If you’ve been doing your research on what to eat to see maximum results from your fitness plan, you likely know that getting enough protein will be essential to your success.

Protein is going to provide the building blocks necessary to support lean muscle growth and tissue repair after each intense workout that you do. But is it enough to just eat chicken breast after chicken breast?

To really see the most optimal results possible, it’ll be important that you are getting a variety of protein in and possibly considering branched chain amino acid supplementation.

Let’s look at why this is so that you can understand the full picture.

Essential Versus Non-Essential Amino Acids

The first thing that you need to realize is the fact that there are both essential and non-essential amino acids. What’s the difference? It’s not that you do not need the non-essential amino acids to sustain life, it’s that your body can manufacture these non-essential amino acids out of other amino acids that you provide it. So you do not need to get those amino acids through your food intake.

The essential amino acids however, unless they come in via food or supplement, you will need another source.

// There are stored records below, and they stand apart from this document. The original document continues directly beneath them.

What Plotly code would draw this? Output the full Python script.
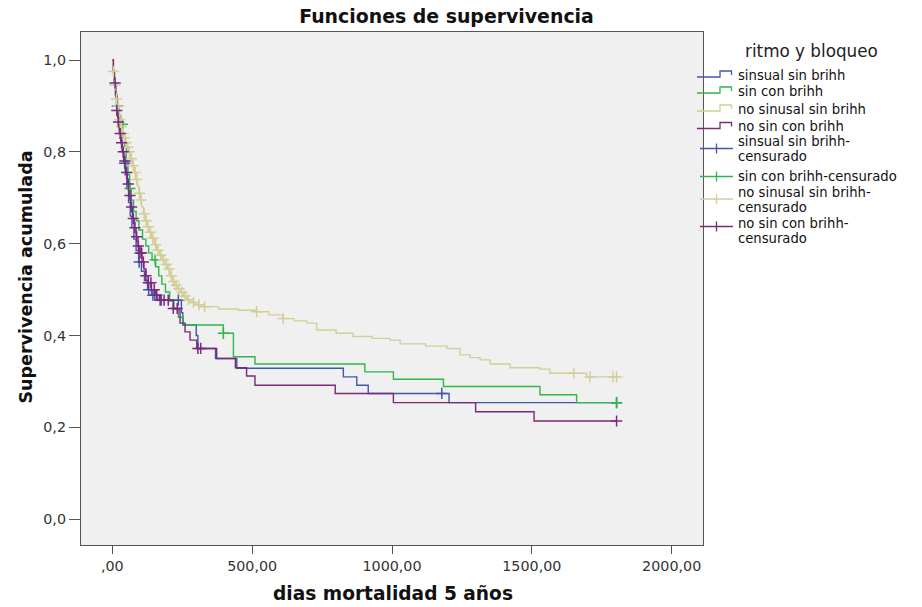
import plotly.graph_objects as go

# ---- Kaplan-Meier estimates: event times (days) and survival after each event ----
sinsual_t = [3, 7, 11, 15, 20, 25, 30, 35, 40, 46, 52, 58, 64, 70, 77, 85, 94, 104, 115, 126,
             140, 160, 247, 252, 300, 306, 369, 445, 826, 874, 915, 1204]
sinsual_s = [0.975, 0.95, 0.925, 0.90, 0.875, 0.85, 0.825, 0.80, 0.775, 0.75, 0.72, 0.69, 0.66,
             0.635, 0.61, 0.585, 0.56, 0.54, 0.52, 0.50, 0.488, 0.477, 0.45, 0.423, 0.40, 0.372,
             0.35, 0.329, 0.31, 0.292, 0.274, 0.254]
sinsual_cens = [18, 44, 96, 130, 145, 152, 175, 236, 1178, 1803]

sincon_t = [3, 7, 12, 17, 23, 30, 38, 44, 50, 56, 62, 68, 76, 85, 95, 108, 120, 130, 142, 155,
            166, 177, 190, 205, 220, 236, 254, 397, 433, 510, 903, 1005, 1184, 1529, 1660]
sincon_s = [0.975, 0.95, 0.925, 0.90, 0.88, 0.86, 0.835, 0.81, 0.78, 0.75, 0.72, 0.695, 0.67,
            0.65, 0.63, 0.61, 0.595, 0.58, 0.565, 0.55, 0.53, 0.512, 0.495, 0.475, 0.458, 0.44,
            0.423, 0.405, 0.354, 0.338, 0.321, 0.305, 0.289, 0.271, 0.254]
sincon_cens = [36, 63, 153, 397, 1803]

nosinusal_t = [1, 3, 5, 8, 11, 14, 18, 22, 26, 30, 35, 40, 46, 52, 60, 66, 72, 78, 84, 90, 95,
               100, 105, 111, 117, 124, 132, 140, 150, 159, 168, 178, 188, 198, 206, 214, 222,
               232, 242, 254, 266, 280, 300, 320, 380, 450, 516, 560, 611, 650, 695, 731, 800,
               861, 930, 993, 1029, 1120, 1196, 1243, 1280, 1315, 1351, 1422, 1529, 1565, 1696]
nosinusal_s = [0.99, 0.975, 0.96, 0.945, 0.93, 0.915, 0.90, 0.885, 0.87, 0.855, 0.84, 0.83,
               0.82, 0.81, 0.80, 0.785, 0.77, 0.755, 0.74, 0.725, 0.71, 0.695, 0.68, 0.665,
               0.65, 0.637, 0.625, 0.612, 0.598, 0.586, 0.575, 0.565, 0.555, 0.545, 0.53, 0.518,
               0.51, 0.502, 0.494, 0.486, 0.478, 0.472, 0.467, 0.463, 0.458, 0.455, 0.452, 0.445,
               0.437, 0.432, 0.427, 0.412, 0.405, 0.398, 0.394, 0.39, 0.382, 0.377, 0.372, 0.358,
               0.352, 0.347, 0.338, 0.33, 0.327, 0.318, 0.31]
nosinusal_cens = [4, 9, 15, 21, 27, 33, 39, 44, 49, 55, 61, 68, 75, 82, 88, 97, 103, 114, 121,
                  128, 136, 145, 155, 163, 173, 183, 193, 203, 211, 219, 228, 238, 249, 260,
                  272, 290, 310, 330, 516, 611, 1650, 1708, 1790, 1803]

nosincon_t = [4, 8, 12, 16, 20, 25, 30, 36, 42, 48, 54, 60, 66, 72, 78, 85, 92, 99, 106, 113,
              120, 128, 140, 155, 168, 218, 242, 260, 278, 302, 373, 440, 480, 510, 797, 1005,
              1299, 1508]
nosincon_s = [0.975, 0.95, 0.92, 0.89, 0.865, 0.84, 0.82, 0.80, 0.78, 0.755, 0.73, 0.705, 0.68,
              0.655, 0.635, 0.615, 0.595, 0.58, 0.56, 0.545, 0.53, 0.515, 0.50, 0.488, 0.477,
              0.459, 0.427, 0.408, 0.39, 0.372, 0.35, 0.33, 0.312, 0.292, 0.274, 0.254, 0.234,
              0.214]
nosincon_cens = [10, 16, 22, 28, 33, 39, 45, 51, 57, 63, 69, 75, 81, 87, 93, 99, 105, 111, 120,
                 129, 138, 150, 159, 171, 185, 200, 218, 232, 306, 316, 1803]

group_names = ["sinsual sin brihh", "sin con brihh", "no sinusal sin brihh", "no sin con brihh"]
group_colors = ["#3e58ac", "#2eb848", "#d3ce97", "#7c287d"]
censored_labels = [["sinsual sin brihh-", "censurado"], ["sin con brihh-censurado"],
                   ["no sinusal sin brihh-", "censurado"], ["no sin con brihh-", "censurado"]]

x_tickvals = [0, 500, 1000, 1500, 2000]
x_ticktext = [",00", "500,00", "1000,00", "1500,00", "2000,00"]
y_tickvals = [0.0, 0.2, 0.4, 0.6, 0.8, 1.0]
y_ticktext = ["0,0", "0,2", "0,4", "0,6", "0,8", "1,0"]

groups = [
    (sinsual_t, sinsual_s, sinsual_cens),
    (sincon_t, sincon_s, sincon_cens),
    (nosinusal_t, nosinusal_s, nosinusal_cens),
    (nosincon_t, nosincon_s, nosincon_cens),
]


def survival_at(times, surv, t):
    """Value of the step survival function at time t."""
    s = 1.0
    for te, se in zip(times, surv):
        if te <= t:
            s = se
        else:
            break
    return s


FONT = "DejaVu Sans, Arial, sans-serif"
fig = go.Figure()

# survival step curves
for (times, surv, cens), name, col in zip(groups, group_names, group_colors):
    end = max(max(cens), max(times))
    fig.add_trace(go.Scatter(
        x=[0] + times + [end], y=[1.0] + surv + [surv[-1]],
        mode="lines", line=dict(color=col, width=1.4, shape="hv"),
        name=name, showlegend=False, hoverinfo="skip"))

# censored observations
for (times, surv, cens), name, col in zip(groups, group_names, group_colors):
    fig.add_trace(go.Scatter(
        x=cens, y=[survival_at(times, surv, c) for c in cens],
        mode="markers",
        marker=dict(symbol="cross-thin", size=8, line=dict(color=col, width=1.5)),
        name=name + "-censurado", showlegend=False, hoverinfo="skip"))

# plot-area pixel frame (used for the hand-drawn legend)
PL, PR, PT, PB = 81, 703, 32, 545


def xp(px):
    return (px - PL) / (PR - PL)


def yp(py):
    return (PB - py) / (PB - PT)


shapes = []
annotations = []

# legend title
annotations.append(dict(text="ritmo y bloqueo", xref="paper", yref="paper", x=xp(811), y=yp(51),
                        xanchor="center", yanchor="middle", showarrow=False,
                        font=dict(family=FONT, size=16.8, color="#222")))

LEG_FONT = dict(family=FONT, size=13.2, color="#111")
TEXT_X = 736

# step-line entries
line_rows = [75, 91, 109, 126.5]
for name, col, yc in zip(group_names, group_colors, line_rows):
    path = (f"M {xp(697)},{yp(yc + 2)} L {xp(720)},{yp(yc + 2)} L {xp(720)},{yp(yc - 4)} "
            f"L {xp(731.5)},{yp(yc - 4)} L {xp(731.5)},{yp(yc)}")
    shapes.append(dict(type="path", path=path, xref="paper", yref="paper",
                       line=dict(color=col, width=1.3)))
    annotations.append(dict(text=name, xref="paper", yref="paper", x=xp(TEXT_X), y=yp(yc),
                            xanchor="left", yanchor="middle", showarrow=False, font=LEG_FONT))

# censored entries
cens_rows = [[141.3, 156.7], [176.5], [192.2, 207.6], [223.2, 238.6]]
cens_symbol_y = [148.5, 176.5, 199.0, 226.5]
for lines, col, rows, ys in zip(censored_labels, group_colors, cens_rows, cens_symbol_y):
    shapes.append(dict(type="line", xref="paper", yref="paper", x0=xp(700), x1=xp(733),
                       y0=yp(ys), y1=yp(ys), line=dict(color=col, width=1.3)))
    shapes.append(dict(type="line", xref="paper", yref="paper", x0=xp(716.5), x1=xp(716.5),
                       y0=yp(ys - 5), y1=yp(ys + 5), line=dict(color=col, width=1.3)))
    for txt, yc in zip(lines, rows):
        annotations.append(dict(text=txt, xref="paper", yref="paper", x=xp(TEXT_X), y=yp(yc),
                                xanchor="left", yanchor="middle", showarrow=False, font=LEG_FONT))

# axis titles
annotations.append(dict(text="<b>dias mortalidad 5 años</b>", xref="paper", yref="paper",
                        x=xp(393), y=yp(593), xanchor="center", yanchor="middle",
                        showarrow=False, font=dict(family=FONT, size=18.6, color="#111")))
annotations.append(dict(text="<b>Supervivencia acumulada</b>", xref="paper", yref="paper",
                        x=xp(25), y=yp(277.5), xanchor="center", yanchor="middle",
                        textangle=-90, showarrow=False,
                        font=dict(family=FONT, size=17.5, color="#111")))

AX_COL = "#555555"
fig.update_layout(
    width=922, height=607, autosize=False,
    margin=dict(l=PL, r=922 - PR, t=PT, b=607 - PB),
    paper_bgcolor="white", plot_bgcolor="#f0f0f0",
    title=dict(text="<b>Funciones de supervivencia</b>", xref="container", yref="container",
               x=446.5 / 922, y=1 - 16 / 607, xanchor="center", yanchor="middle",
               font=dict(family=FONT, size=18.9, color="#111")),
    xaxis=dict(range=[-112, 2112], tickvals=x_tickvals, ticktext=x_ticktext,
               ticks="outside", ticklen=8, tickwidth=1.3, tickcolor=AX_COL,
               showline=True, linecolor=AX_COL, linewidth=1.3, mirror=True,
               showgrid=False, zeroline=False,
               tickfont=dict(family=FONT, size=14.3, color="#333")),
    yaxis=dict(range=[-0.056, 1.061], tickvals=y_tickvals, ticktext=y_ticktext,
               ticks="outside", ticklen=11, tickwidth=1.3, tickcolor=AX_COL,
               showline=True, linecolor=AX_COL, linewidth=1.3, mirror=True,
               showgrid=False, zeroline=False,
               tickfont=dict(family=FONT, size=14.3, color="#333")),
    shapes=shapes, annotations=annotations, showlegend=False,
)

fig.write_html("out.html")
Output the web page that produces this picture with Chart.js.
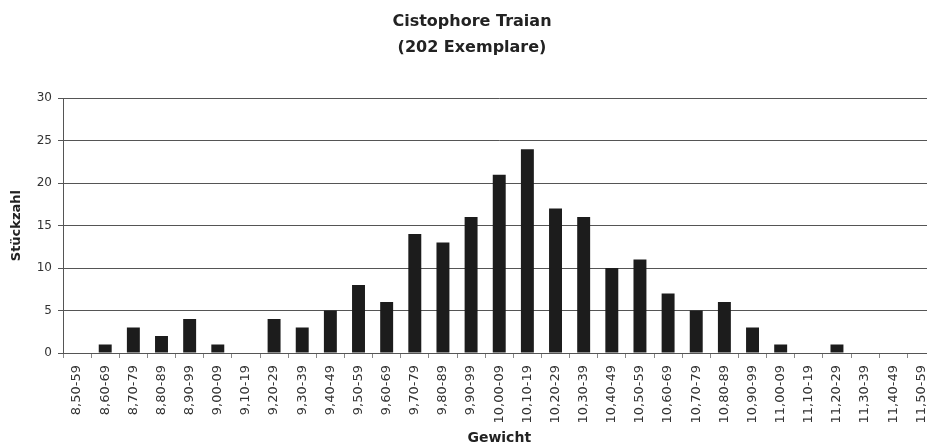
<!DOCTYPE html>
<html>
<head>
<meta charset="utf-8">
<script src="https://cdn.jsdelivr.net/npm/chart.js@4/dist/chart.umd.min.js"></script>
<style>
  html, body { margin: 0; padding: 0; background: #fff; overflow: hidden; }
  #wrap { position: relative; width: 944px; height: 445px; }
</style>
</head>
<body>
<div id="wrap"><canvas id="chart"></canvas></div>
<script>
const titleLines = ['Cistophore Traian', '(202 Exemplare)'];

const weightClasses = [
  '8,50-59', '8,60-69', '8,70-79', '8,80-89', '8,90-99',
  '9,00-09', '9,10-19', '9,20-29', '9,30-39', '9,40-49',
  '9,50-59', '9,60-69', '9,70-79', '9,80-89', '9,90-99',
  '10,00-09', '10,10-19', '10,20-29', '10,30-39', '10,40-49',
  '10,50-59', '10,60-69', '10,70-79', '10,80-89', '10,90-99',
  '11,00-09', '11,10-19', '11,20-29', '11,30-39', '11,40-49',
  '11,50-59'
];

const counts = [
  0, 1, 3, 2, 4,
  1, 0, 4, 3, 5,
  8, 6, 14, 13, 16,
  21, 24, 17, 16, 10,
  11, 7, 5, 6, 3,
  1, 0, 1, 0, 0,
  0
];

const yMin = 0;
const yMax = 30;
const yStep = 5;

const FONT = "'DejaVu Sans', 'Liberation Sans', Arial, sans-serif";

new Chart(document.getElementById('chart'), {
  type: 'bar',
  data: {
    labels: weightClasses,
    datasets: [{
      label: 'Stückzahl',
      data: counts,
      backgroundColor: '#1c1c1c',
      borderWidth: 0,
      barPercentage: 0.46,
      categoryPercentage: 1.0
    }]
  },
  options: {
    responsive: true,
    maintainAspectRatio: false,
    animation: false,
    layout: { padding: 0 },
    plugins: {
      legend: { display: false },
      tooltip: { enabled: false },
      title: {
        display: true,
        text: titleLines,
        color: '#222',
        font: { family: FONT, size: 16, weight: 'bold', lineHeight: 1.6 },
        padding: { top: 9, bottom: 38 }
      }
    },
    scales: {
      x: {
        afterFit(scale) { scale.height = 92; },
        grid: {
          display: true,
          drawOnChartArea: false,
          drawTicks: true,
          tickLength: 5,
          color: '#888'
        },
        border: { display: true, color: '#555', width: 1 },
        ticks: {
          autoSkip: false,
          maxRotation: 90,
          minRotation: 90,
          padding: 7,
          color: '#333',
          font: { family: FONT, size: 13 }
        },
        title: {
          display: true,
          text: 'Gewicht',
          color: '#222',
          font: { family: FONT, size: 14, weight: 'bold', lineHeight: 1 },
          padding: { top: 0, bottom: 0 }
        }
      },
      y: {
        min: yMin,
        max: yMax,
        afterFit(scale) { scale.width = 63; },
        grid: {
          color: '#555',
          lineWidth: 1,
          drawTicks: true,
          tickLength: 5
        },
        border: { display: true, color: '#555', width: 1 },
        ticks: {
          stepSize: yStep,
          padding: 6,
          color: '#333',
          font: { family: FONT, size: 12 }
        },
        title: {
          display: true,
          text: 'Stückzahl',
          color: '#222',
          font: { family: FONT, size: 13, weight: 'bold', lineHeight: 1 },
          padding: { top: 10, bottom: 0 }
        }
      }
    }
  }
});
</script>
</body>
</html>
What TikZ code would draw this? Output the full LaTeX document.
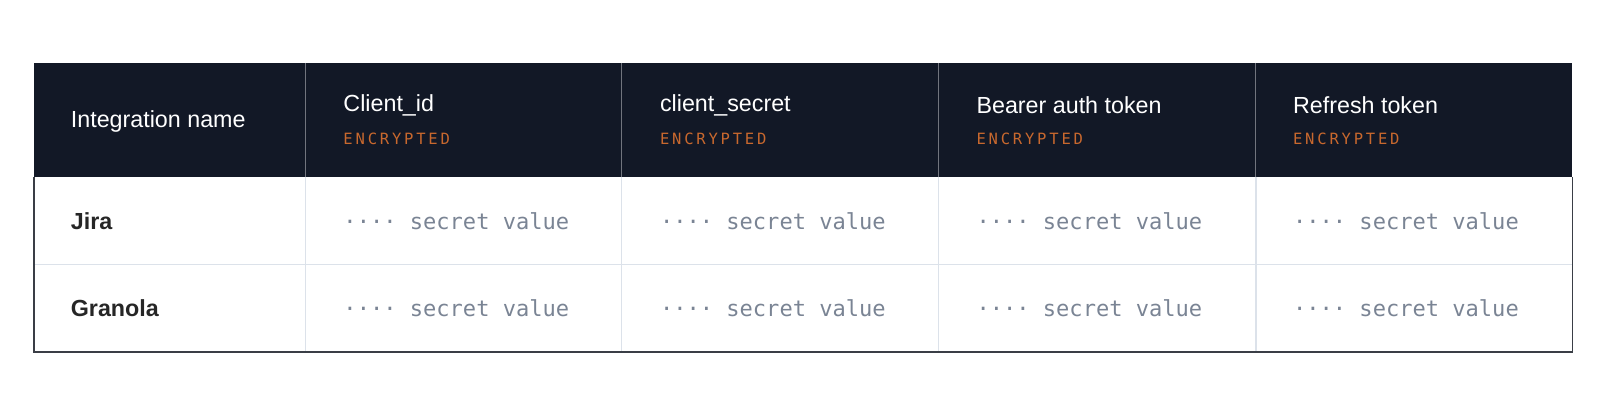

These essential amino acids include isoleucine, leucine, lysine, methionine, phenylalanine, threonine, tryptophan, as well as valine.

Getting Your Amino Acids In

Now, if you eat a relatively mixed diet plan complete with a number of sources of protein such as chicken, beef, eggs, and dairy, you shouldn’t have too much of an issue getting the full spectrum of 21 amino acids in.

Likewise, if you use a quality whey protein powder, that protein powder will also usually have all the key amino acids that you need to be consuming in favorable dosages.

But, for those who are training at a very intense pace and volume, this may still not be enough. There are certain amino acids (leucine, isoleucine, and valine) are broken down at a rapid rate during exercise and if you are training often, you may be depleting your stores. Even with the incoming amino acids from your whey and protein rich foods, it may still not be enough.

Enter BCAA’s

Which now brings us to how BCAA’s or branched chain amino acids fit into the picture. These are the three specific amino acids noted above – leucine, isoleucine, and valine in a highly digestible format.

These three amino acids play a special role in the muscle tissue as they help provide energy, increase repair and damage, and can also help you feel stronger as well during the exercise session itself. Additionally, these amino acids may also help stimulate the release of human growth hormone, which is a powerful hormone that can really have a strong influence on muscle building.

As such, many athletes will find it very beneficial to consider supplementing with BCAA’s before, during, or after their exercise sessions. They often come in powder form (however you can also purchase them in capsule form) and you will sip that powder mixed with water during your workout session.

For strength training workouts, BCAA is key. During strength training you are more likely to see the tissue breakdown that then requires rebuilding, thus this is where BCAA’s really shine.

Dosage Information

So if you decide you do want to use BCAA’s, how much should you take? You should consider aiming for around 20 to 40 capsules before each workout session, or around 6-15 grams if using BCAA’s in powdered format.

And remember, this assumes you are already eating a healthy diet plan. If you are failing to get in sufficient protein from whole food sources or whey protein powder, you may require more BCAA’s and even then, you will still be missing out on some of the other essential amino acids your body needs.

A mix of a balanced diet and BCAA supplementation for strength training is key.

So keep these points in mind. If you have never considered BCAA’s, now might be the time to start.